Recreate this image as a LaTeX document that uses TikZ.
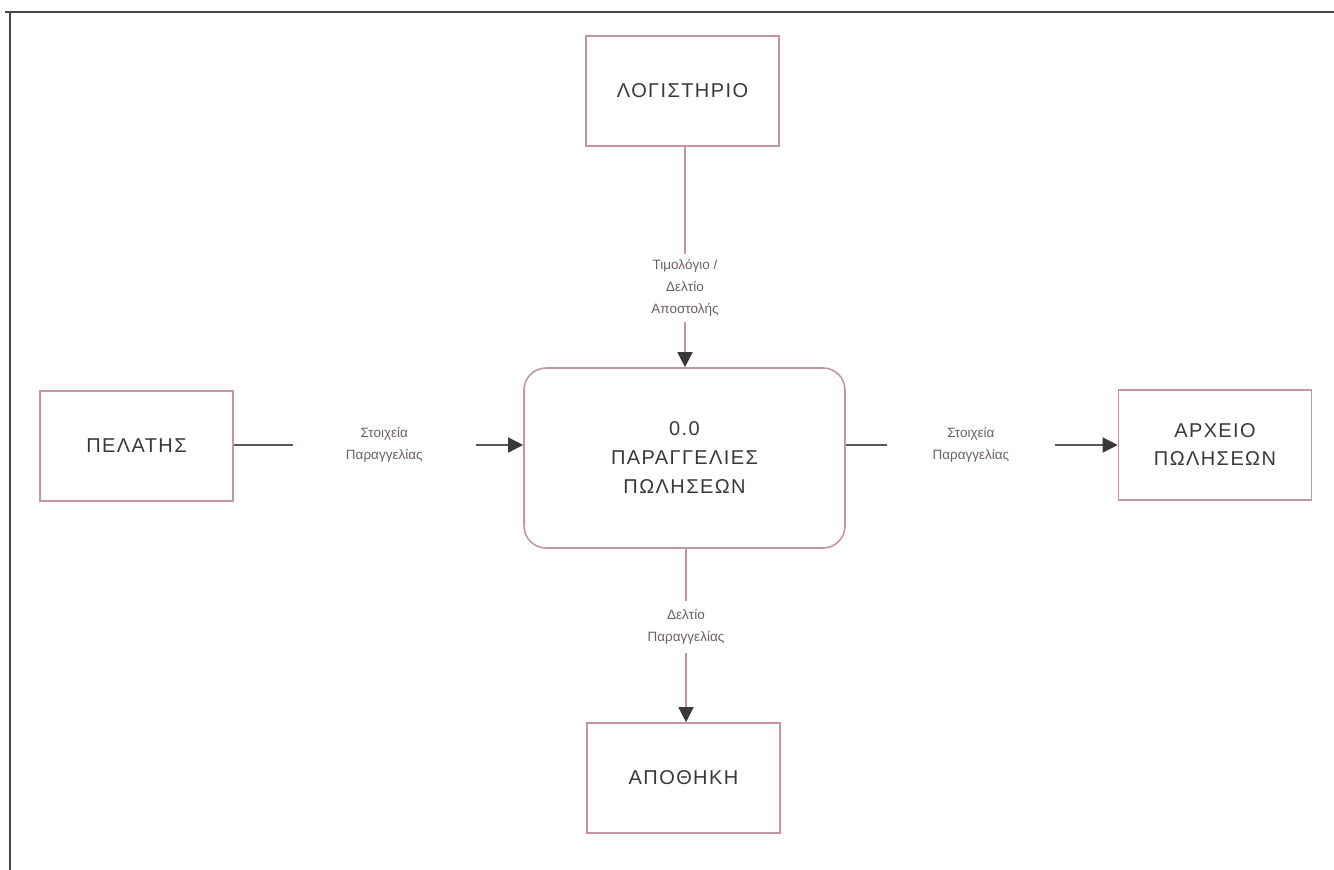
\documentclass[tikz,border=0pt]{standalone}
\usepackage{fontspec}
\setmainfont{Liberation Sans}
\newfontfamily\boxfont[LetterSpace=7]{Liberation Sans}
\usetikzlibrary{arrows.meta}
\definecolor{edgepink}{RGB}{196,150,160}
\definecolor{textgray}{RGB}{60,55,58}
\definecolor{labelgray}{RGB}{110,95,100}
\definecolor{framegray}{RGB}{70,70,70}
\begin{document}
\begin{tikzpicture}[x=1pt,y=-1pt,
  entity/.style={draw=edgepink,line width=1.6pt,minimum width=193pt,minimum height=110pt,
    align=center,font=\boxfont\fontsize{20}{28}\selectfont,text=textgray,inner sep=0pt},
  proc/.style={draw=edgepink,line width=1.6pt,rounded corners=22pt,minimum width=321pt,
    minimum height=180pt,align=center,font=\boxfont\fontsize{20}{29}\selectfont,text=textgray,inner sep=0pt},
  flowlabel/.style={fill=white,align=center,font=\fontsize{13.5}{22}\selectfont,text=labelgray,inner sep=0pt},
  flow/.style={line width=1.4pt,draw=edgepink,-{Triangle[width=15pt,length=15pt,color=textgray]}},
  hflow/.style={line width=1.4pt,draw=framegray!80!edgepink,-{Triangle[width=15pt,length=15pt,color=textgray]}}]
\useasboundingbox (0,0) rectangle (1334,870);
% frame
\draw[framegray,line width=2pt] (5,12) -- (1334,12);
\draw[framegray,line width=2pt] (10,12) -- (10,870);
% nodes
\node[entity] (log) at (682.5,91) {ΛΟΓΙΣΤΗΡΙΟ};
\node[entity] (pel) at (136.5,446) {ΠΕΛΑΤΗΣ};
\node[proc] (p) at (684.5,458) {0.0\\ΠΑΡΑΓΓΕΛΙΕΣ\\ΠΩΛΗΣΕΩΝ};
\node[entity] (arx) at (1215,445) {ΑΡΧΕΙΟ\\ΠΩΛΗΣΕΩΝ};
\node[entity] (apo) at (683.5,778) {ΑΠΟΘΗΚΗ};
% flows
\draw[flow] (log.south -| 685,0) -- node[flowlabel,pos=0.64,minimum height=68pt] {Τιμολόγιο /\\Δελτίο\\Αποστολής} (p.north -| 685,0);
\draw[hflow] (pel.east |- 0,445) -- node[flowlabel,minimum width=183pt,pos=0.52] {Στοιχεία\\Παραγγελίας} (p.west |- 0,445);
\draw[hflow] (p.east |- 0,445) -- node[flowlabel,minimum width=168pt,pos=0.46] {Στοιχεία\\Παραγγελίας} (arx.west |- 0,445);
\draw[flow] (p.south -| 686,0) -- node[flowlabel,pos=0.45,minimum height=52pt] {Δελτίο\\Παραγγελίας} (apo.north -| 686,0);
\end{tikzpicture}
\end{document}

========

What is required. Retype everything in the material word for word, minus pictures.

Task output.
Recreate this image as a LaTeX document that uses TikZ.
\documentclass[tikz,border=0pt]{standalone}
\usepackage{fontspec}
\setmainfont{Liberation Sans}
\newfontfamily\boxfont[LetterSpace=7]{Liberation Sans}
\usetikzlibrary{arrows.meta}
\definecolor{edgepink}{RGB}{196,150,160}
\definecolor{textgray}{RGB}{60,55,58}
\definecolor{labelgray}{RGB}{110,95,100}
\definecolor{framegray}{RGB}{70,70,70}
\begin{document}
\begin{tikzpicture}[x=1pt,y=-1pt,
  entity/.style={draw=edgepink,line width=1.6pt,minimum width=193pt,minimum height=110pt,
    align=center,font=\boxfont\fontsize{20}{28}\selectfont,text=textgray,inner sep=0pt},
  proc/.style={draw=edgepink,line width=1.6pt,rounded corners=22pt,minimum width=321pt,
    minimum height=180pt,align=center,font=\boxfont\fontsize{20}{29}\selectfont,text=textgray,inner sep=0pt},
  flowlabel/.style={fill=white,align=center,font=\fontsize{13.5}{22}\selectfont,text=labelgray,inner sep=0pt},
  flow/.style={line width=1.4pt,draw=edgepink,-{Triangle[width=15pt,length=15pt,color=textgray]}},
  hflow/.style={line width=1.4pt,draw=framegray!80!edgepink,-{Triangle[width=15pt,length=15pt,color=textgray]}}]
\useasboundingbox (0,0) rectangle (1334,870);
% frame
\draw[framegray,line width=2pt] (5,12) -- (1334,12);
\draw[framegray,line width=2pt] (10,12) -- (10,870);
% nodes
\node[entity] (log) at (682.5,91) {ΛΟΓΙΣΤΗΡΙΟ};
\node[entity] (pel) at (136.5,446) {ΠΕΛΑΤΗΣ};
\node[proc] (p) at (684.5,458) {0.0\\ΠΑΡΑΓΓΕΛΙΕΣ\\ΠΩΛΗΣΕΩΝ};
\node[entity] (arx) at (1215,445) {ΑΡΧΕΙΟ\\ΠΩΛΗΣΕΩΝ};
\node[entity] (apo) at (683.5,778) {ΑΠΟΘΗΚΗ};
% flows
\draw[flow] (log.south -| 685,0) -- node[flowlabel,pos=0.64,minimum height=68pt] {Τιμολόγιο /\\Δελτίο\\Αποστολής} (p.north -| 685,0);
\draw[hflow] (pel.east |- 0,445) -- node[flowlabel,minimum width=183pt,pos=0.52] {Στοιχεία\\Παραγγελίας} (p.west |- 0,445);
\draw[hflow] (p.east |- 0,445) -- node[flowlabel,minimum width=168pt,pos=0.46] {Στοιχεία\\Παραγγελίας} (arx.west |- 0,445);
\draw[flow] (p.south -| 686,0) -- node[flowlabel,pos=0.45,minimum height=52pt] {Δελτίο\\Παραγγελίας} (apo.north -| 686,0);
\end{tikzpicture}
\end{document}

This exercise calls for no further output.